• **Direction**: Take the lines of the data below from the very first through the line containing "YAxis, ReferenceLine, ReferenceArea" and output them exactly, pictures excluded.

• **Supplied material**:
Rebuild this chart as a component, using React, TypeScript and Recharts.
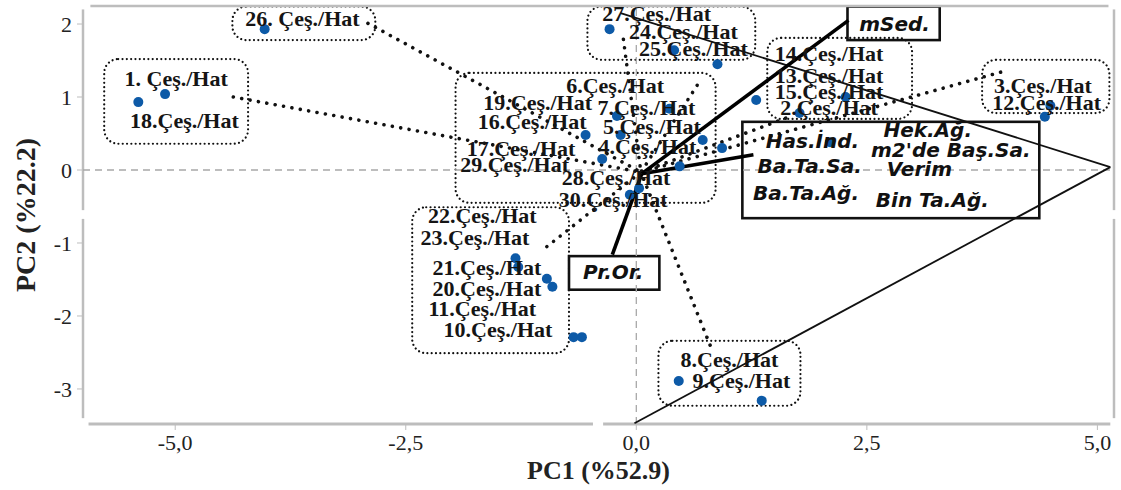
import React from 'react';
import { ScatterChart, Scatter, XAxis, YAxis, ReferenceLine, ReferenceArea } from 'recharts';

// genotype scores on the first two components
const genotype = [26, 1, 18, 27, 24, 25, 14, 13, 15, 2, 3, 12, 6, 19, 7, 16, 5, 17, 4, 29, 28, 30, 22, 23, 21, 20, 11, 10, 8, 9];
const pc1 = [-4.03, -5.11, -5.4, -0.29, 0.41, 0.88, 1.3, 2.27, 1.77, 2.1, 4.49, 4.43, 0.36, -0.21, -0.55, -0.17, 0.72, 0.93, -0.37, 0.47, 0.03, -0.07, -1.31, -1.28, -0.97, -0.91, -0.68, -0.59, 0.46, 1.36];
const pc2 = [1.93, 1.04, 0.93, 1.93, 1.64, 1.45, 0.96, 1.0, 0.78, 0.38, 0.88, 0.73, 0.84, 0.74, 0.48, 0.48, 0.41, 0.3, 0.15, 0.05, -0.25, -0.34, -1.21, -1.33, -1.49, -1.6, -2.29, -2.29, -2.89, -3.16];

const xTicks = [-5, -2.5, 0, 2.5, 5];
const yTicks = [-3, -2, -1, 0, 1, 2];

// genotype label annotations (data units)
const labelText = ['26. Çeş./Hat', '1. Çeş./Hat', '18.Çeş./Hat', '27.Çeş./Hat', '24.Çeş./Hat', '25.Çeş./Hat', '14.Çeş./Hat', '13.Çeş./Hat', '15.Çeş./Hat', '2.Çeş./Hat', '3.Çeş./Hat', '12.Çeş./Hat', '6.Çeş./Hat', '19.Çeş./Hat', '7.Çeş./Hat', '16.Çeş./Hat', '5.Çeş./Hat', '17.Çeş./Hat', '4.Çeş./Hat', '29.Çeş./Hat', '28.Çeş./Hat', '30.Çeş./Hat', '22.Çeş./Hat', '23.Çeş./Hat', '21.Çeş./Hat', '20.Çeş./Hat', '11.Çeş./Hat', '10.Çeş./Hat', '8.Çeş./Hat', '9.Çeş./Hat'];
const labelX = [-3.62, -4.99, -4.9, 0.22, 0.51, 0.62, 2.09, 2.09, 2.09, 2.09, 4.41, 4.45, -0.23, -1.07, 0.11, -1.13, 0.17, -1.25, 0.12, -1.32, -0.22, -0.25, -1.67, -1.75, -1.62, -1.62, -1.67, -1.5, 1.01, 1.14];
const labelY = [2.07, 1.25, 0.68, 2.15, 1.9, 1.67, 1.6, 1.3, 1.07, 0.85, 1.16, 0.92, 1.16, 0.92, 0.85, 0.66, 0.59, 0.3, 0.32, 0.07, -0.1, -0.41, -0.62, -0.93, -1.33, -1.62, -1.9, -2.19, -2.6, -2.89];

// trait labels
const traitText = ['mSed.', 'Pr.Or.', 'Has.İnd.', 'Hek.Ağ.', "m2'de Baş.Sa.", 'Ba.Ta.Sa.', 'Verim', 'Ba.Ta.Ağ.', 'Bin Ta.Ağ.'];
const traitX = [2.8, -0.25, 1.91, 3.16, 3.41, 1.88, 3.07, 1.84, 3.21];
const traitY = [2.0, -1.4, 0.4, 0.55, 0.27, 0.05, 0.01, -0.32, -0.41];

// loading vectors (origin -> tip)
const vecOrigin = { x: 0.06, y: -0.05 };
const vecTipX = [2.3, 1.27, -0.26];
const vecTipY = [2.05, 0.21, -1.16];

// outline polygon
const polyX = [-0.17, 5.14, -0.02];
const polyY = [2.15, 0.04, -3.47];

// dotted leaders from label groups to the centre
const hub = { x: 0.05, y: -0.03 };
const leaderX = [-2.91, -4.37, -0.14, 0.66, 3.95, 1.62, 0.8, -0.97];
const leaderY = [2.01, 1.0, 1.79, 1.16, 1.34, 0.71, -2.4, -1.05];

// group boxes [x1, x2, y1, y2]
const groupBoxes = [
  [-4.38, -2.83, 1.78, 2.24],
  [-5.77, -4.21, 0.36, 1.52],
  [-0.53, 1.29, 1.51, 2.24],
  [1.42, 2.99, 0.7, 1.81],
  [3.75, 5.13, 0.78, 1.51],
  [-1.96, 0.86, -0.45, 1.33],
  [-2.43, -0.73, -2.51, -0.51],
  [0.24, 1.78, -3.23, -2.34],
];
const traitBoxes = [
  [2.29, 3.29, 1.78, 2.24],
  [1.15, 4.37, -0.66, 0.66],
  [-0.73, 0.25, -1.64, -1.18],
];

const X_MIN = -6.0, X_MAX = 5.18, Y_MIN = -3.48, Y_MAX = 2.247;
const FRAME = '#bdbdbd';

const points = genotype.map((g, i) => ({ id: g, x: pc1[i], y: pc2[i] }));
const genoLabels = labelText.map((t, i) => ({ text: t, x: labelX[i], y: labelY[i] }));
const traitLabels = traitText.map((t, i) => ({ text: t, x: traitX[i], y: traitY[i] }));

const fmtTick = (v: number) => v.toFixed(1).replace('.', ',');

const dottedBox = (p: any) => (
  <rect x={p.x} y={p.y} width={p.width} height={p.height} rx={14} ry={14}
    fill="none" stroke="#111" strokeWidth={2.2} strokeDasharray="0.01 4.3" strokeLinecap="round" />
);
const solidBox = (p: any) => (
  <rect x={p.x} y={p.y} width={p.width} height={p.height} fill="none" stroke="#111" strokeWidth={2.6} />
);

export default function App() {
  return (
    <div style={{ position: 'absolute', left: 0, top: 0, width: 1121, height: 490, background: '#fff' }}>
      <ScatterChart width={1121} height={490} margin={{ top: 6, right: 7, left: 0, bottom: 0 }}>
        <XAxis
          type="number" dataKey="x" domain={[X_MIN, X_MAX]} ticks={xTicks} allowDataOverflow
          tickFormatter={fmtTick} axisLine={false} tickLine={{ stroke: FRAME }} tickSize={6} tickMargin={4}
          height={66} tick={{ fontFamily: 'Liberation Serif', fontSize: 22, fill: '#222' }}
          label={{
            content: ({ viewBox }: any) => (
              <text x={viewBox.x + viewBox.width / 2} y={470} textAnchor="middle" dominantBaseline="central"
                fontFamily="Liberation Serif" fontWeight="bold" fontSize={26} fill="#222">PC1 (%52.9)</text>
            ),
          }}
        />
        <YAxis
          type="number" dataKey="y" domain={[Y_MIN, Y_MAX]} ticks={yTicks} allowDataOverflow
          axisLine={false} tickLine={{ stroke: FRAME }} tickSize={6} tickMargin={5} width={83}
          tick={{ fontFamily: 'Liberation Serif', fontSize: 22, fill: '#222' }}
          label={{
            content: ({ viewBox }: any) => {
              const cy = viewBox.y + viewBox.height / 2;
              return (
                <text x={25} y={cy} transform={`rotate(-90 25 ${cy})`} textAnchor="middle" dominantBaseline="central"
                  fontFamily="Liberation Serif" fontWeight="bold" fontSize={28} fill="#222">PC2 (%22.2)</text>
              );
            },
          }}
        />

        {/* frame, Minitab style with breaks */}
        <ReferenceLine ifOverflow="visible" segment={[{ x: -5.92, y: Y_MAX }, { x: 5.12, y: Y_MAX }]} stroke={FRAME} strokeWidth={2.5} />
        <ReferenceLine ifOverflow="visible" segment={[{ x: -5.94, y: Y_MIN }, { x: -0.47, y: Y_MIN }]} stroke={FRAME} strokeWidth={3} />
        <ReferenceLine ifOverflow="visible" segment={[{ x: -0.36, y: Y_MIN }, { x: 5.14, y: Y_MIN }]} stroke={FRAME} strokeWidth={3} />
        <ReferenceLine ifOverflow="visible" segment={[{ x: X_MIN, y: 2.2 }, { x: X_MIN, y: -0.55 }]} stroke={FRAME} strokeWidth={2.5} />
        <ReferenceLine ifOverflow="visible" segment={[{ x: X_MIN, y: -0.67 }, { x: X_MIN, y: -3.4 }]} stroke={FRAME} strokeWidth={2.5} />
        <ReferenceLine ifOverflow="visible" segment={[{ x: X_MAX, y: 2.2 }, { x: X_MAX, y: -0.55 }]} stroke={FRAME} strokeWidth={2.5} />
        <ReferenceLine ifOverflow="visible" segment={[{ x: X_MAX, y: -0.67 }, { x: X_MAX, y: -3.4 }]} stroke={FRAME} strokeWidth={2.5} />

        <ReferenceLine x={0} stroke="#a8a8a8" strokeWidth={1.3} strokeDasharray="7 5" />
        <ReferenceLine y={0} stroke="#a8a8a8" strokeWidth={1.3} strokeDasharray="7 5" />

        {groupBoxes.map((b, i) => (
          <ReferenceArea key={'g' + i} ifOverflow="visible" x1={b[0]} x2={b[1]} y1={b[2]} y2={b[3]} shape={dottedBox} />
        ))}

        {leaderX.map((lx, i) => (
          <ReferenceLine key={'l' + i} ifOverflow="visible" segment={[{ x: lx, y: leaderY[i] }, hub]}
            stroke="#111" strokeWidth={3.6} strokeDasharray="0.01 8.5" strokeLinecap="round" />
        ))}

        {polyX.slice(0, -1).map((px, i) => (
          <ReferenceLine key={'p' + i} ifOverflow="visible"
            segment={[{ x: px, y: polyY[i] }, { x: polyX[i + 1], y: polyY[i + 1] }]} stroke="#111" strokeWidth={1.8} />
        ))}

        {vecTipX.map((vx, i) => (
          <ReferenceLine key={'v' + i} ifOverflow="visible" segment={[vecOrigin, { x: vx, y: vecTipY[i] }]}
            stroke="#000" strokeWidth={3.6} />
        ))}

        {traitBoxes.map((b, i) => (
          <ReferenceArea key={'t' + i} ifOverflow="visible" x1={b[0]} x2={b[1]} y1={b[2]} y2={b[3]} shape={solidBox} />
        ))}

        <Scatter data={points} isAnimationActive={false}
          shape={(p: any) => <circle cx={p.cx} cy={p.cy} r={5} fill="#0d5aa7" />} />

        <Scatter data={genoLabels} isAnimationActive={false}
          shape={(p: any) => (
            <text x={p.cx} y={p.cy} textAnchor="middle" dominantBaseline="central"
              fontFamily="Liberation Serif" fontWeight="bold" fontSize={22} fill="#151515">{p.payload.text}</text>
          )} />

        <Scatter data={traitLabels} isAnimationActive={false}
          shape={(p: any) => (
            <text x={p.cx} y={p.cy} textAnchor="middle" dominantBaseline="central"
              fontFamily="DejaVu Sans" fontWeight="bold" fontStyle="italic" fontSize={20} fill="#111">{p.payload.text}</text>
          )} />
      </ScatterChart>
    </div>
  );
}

• **Exercise output**:
Rebuild this chart as a component, using React, TypeScript and Recharts.
import React from 'react';
import { ScatterChart, Scatter, XAxis, YAxis, ReferenceLine, ReferenceArea } from 'recharts';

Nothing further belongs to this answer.